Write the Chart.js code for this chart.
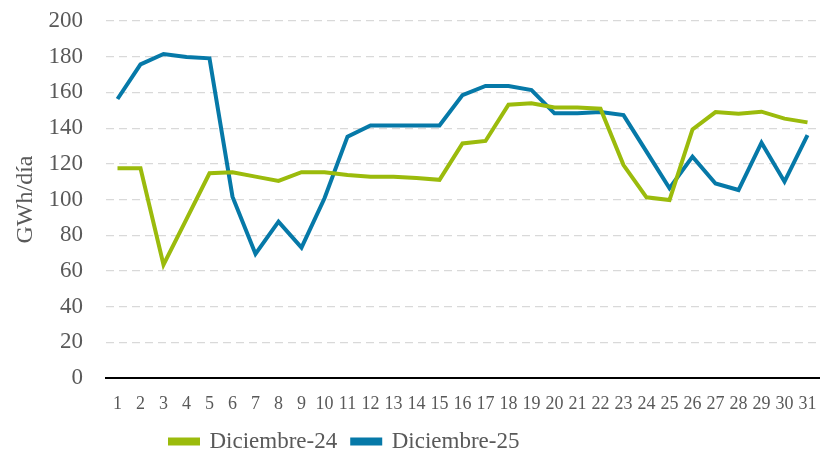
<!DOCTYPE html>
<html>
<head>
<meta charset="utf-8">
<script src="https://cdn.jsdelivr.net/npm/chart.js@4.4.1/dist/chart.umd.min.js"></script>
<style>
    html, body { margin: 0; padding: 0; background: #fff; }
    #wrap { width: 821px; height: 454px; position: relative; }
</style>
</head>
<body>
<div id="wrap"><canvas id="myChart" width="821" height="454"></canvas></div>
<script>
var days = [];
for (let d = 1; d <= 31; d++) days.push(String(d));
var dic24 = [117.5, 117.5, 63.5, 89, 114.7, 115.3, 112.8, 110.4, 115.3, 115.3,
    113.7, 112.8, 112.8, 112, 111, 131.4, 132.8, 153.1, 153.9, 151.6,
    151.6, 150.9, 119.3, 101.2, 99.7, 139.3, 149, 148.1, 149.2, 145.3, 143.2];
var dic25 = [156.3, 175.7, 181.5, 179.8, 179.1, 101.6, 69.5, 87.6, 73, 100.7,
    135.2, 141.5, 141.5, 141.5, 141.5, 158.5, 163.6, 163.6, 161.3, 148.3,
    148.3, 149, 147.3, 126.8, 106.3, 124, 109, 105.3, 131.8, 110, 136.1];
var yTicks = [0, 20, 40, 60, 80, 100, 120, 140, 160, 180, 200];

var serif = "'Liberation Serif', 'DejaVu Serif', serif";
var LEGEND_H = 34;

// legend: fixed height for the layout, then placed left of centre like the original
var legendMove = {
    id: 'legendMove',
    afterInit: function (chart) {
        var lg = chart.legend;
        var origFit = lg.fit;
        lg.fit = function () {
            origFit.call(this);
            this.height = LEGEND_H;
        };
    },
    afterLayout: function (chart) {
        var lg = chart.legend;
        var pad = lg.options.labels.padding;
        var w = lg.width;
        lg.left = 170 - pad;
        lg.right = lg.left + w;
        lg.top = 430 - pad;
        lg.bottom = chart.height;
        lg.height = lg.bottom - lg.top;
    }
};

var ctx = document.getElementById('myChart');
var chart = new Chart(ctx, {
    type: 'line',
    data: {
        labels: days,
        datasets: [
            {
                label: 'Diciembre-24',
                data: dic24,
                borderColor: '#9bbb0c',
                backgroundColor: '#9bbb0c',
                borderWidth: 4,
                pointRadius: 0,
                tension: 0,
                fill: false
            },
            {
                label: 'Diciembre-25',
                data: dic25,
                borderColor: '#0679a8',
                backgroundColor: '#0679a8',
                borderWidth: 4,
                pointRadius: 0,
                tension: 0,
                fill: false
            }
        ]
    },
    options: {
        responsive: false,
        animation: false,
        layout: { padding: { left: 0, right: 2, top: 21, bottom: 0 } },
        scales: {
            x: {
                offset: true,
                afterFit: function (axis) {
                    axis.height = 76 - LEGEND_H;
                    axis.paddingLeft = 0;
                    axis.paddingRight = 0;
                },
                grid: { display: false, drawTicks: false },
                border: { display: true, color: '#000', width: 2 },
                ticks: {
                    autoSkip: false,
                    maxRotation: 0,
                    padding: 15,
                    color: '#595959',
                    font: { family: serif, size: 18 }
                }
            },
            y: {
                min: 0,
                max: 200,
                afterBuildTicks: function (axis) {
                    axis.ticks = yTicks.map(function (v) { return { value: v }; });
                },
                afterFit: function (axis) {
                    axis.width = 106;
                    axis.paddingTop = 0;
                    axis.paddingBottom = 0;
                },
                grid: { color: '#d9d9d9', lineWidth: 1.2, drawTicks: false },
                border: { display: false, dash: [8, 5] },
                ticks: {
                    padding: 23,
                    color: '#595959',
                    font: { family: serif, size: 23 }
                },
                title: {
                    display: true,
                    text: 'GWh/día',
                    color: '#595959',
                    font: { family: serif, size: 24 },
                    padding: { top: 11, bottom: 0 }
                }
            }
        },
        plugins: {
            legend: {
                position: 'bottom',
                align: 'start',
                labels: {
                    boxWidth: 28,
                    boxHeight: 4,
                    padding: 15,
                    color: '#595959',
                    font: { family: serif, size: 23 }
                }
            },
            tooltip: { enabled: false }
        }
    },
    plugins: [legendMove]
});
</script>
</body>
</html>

▬▬▬▬▬▬▬▬▬▬

| SET EXERCISE |
Gather and return every line that holds the string "this".

| ANSWER TO THE TASK |
Write the Chart.js code for this chart.
            origFit.call(this);
            this.height = LEGEND_H;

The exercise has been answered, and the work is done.